SET PROBLEM:
Transcribe every line exactly. Leave the pictures behind.
**** SUPPLIED INFORMATION
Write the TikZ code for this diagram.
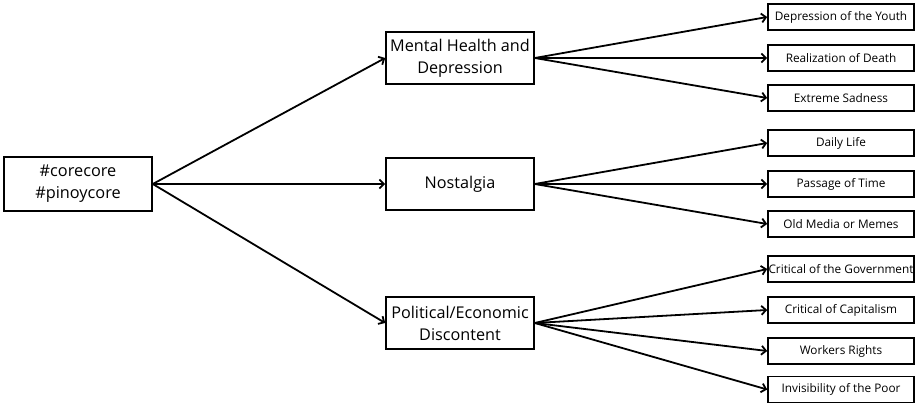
\documentclass[tikz,border=0pt]{standalone}
\usepackage{fontspec}
\setmainfont{Open Sans}
\usetikzlibrary{arrows.meta}
\begin{document}
\begin{tikzpicture}[x=1pt,y=-1pt,
 box/.style={draw,line width=1.6pt,inner sep=0pt,align=center,anchor=center},
 rootbox/.style={box,minimum width=148pt,minimum height=54pt,font=\fontsize{16.3}{22}\selectfont},
 midbox/.style={box,minimum width=148pt,minimum height=52pt,font=\fontsize{16.2}{22}\selectfont},
 leafbox/.style={box,minimum width=146pt,minimum height=26pt,font=\fontsize{11.8}{13}\selectfont},
 conn/.style={line width=1.8pt,-{Straight Barb[length=4.5pt,width=9pt,line width=1.8pt]}}]
\useasboundingbox (0,0) rectangle (916,403);
\node[rootbox] (root) at (78,184) {\#corecore\\\#pinoycore};
\node[midbox] (m1) at (460,58) {Mental Health and\\Depression};
\node[midbox] (m2) at (460,184) {Nostalgia};
\node[midbox] (m3) at (460,323) {Political/Economic\\Discontent};
\node[leafbox] (l1) at (841,17) {Depression of the Youth};
\node[leafbox] (l2) at (841,58) {Realization of Death};
\node[leafbox] (l3) at (841,98) {Extreme Sadness};
\node[leafbox] (l4) at (841,143) {Daily Life};
\node[leafbox] (l5) at (841,184) {Passage of Time};
\node[leafbox] (l6) at (841,224) {Old Media or Memes};
\node[leafbox] (l7) at (841,269) {Critical of the Government};
\node[leafbox] (l8) at (841,310) {Critical of Capitalism};
\node[leafbox] (l9) at (841,351) {Workers Rights};
\node[leafbox] (l10) at (841,389.5) {Invisibility of the Poor};
\foreach \m in {m1,m2,m3} \draw[conn] (root.east) -- (\m.west);
\foreach \l in {l1,l2,l3} \draw[conn] (m1.east) -- (\l.west);
\foreach \l in {l4,l5,l6} \draw[conn] (m2.east) -- (\l.west);
\foreach \l in {l7,l8,l9,l10} \draw[conn] (m3.east) -- (\l.west);
\end{tikzpicture}
\end{document}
********
RESPONSE FOR THIS EXERCISE:
Write the TikZ code for this diagram.
\documentclass[tikz,border=0pt]{standalone}
\usepackage{fontspec}
\setmainfont{Open Sans}
\usetikzlibrary{arrows.meta}
\begin{document}
\begin{tikzpicture}[x=1pt,y=-1pt,
 box/.style={draw,line width=1.6pt,inner sep=0pt,align=center,anchor=center},
 rootbox/.style={box,minimum width=148pt,minimum height=54pt,font=\fontsize{16.3}{22}\selectfont},
 midbox/.style={box,minimum width=148pt,minimum height=52pt,font=\fontsize{16.2}{22}\selectfont},
 leafbox/.style={box,minimum width=146pt,minimum height=26pt,font=\fontsize{11.8}{13}\selectfont},
 conn/.style={line width=1.8pt,-{Straight Barb[length=4.5pt,width=9pt,line width=1.8pt]}}]
\useasboundingbox (0,0) rectangle (916,403);
\node[rootbox] (root) at (78,184) {\#corecore\\\#pinoycore};
\node[midbox] (m1) at (460,58) {Mental Health and\\Depression};
\node[midbox] (m2) at (460,184) {Nostalgia};
\node[midbox] (m3) at (460,323) {Political/Economic\\Discontent};
\node[leafbox] (l1) at (841,17) {Depression of the Youth};
\node[leafbox] (l2) at (841,58) {Realization of Death};
\node[leafbox] (l3) at (841,98) {Extreme Sadness};
\node[leafbox] (l4) at (841,143) {Daily Life};
\node[leafbox] (l5) at (841,184) {Passage of Time};
\node[leafbox] (l6) at (841,224) {Old Media or Memes};
\node[leafbox] (l7) at (841,269) {Critical of the Government};
\node[leafbox] (l8) at (841,310) {Critical of Capitalism};
\node[leafbox] (l9) at (841,351) {Workers Rights};
\node[leafbox] (l10) at (841,389.5) {Invisibility of the Poor};
\foreach \m in {m1,m2,m3} \draw[conn] (root.east) -- (\m.west);
\foreach \l in {l1,l2,l3} \draw[conn] (m1.east) -- (\l.west);
\foreach \l in {l4,l5,l6} \draw[conn] (m2.east) -- (\l.west);
\foreach \l in {l7,l8,l9,l10} \draw[conn] (m3.east) -- (\l.west);
\end{tikzpicture}
\end{document}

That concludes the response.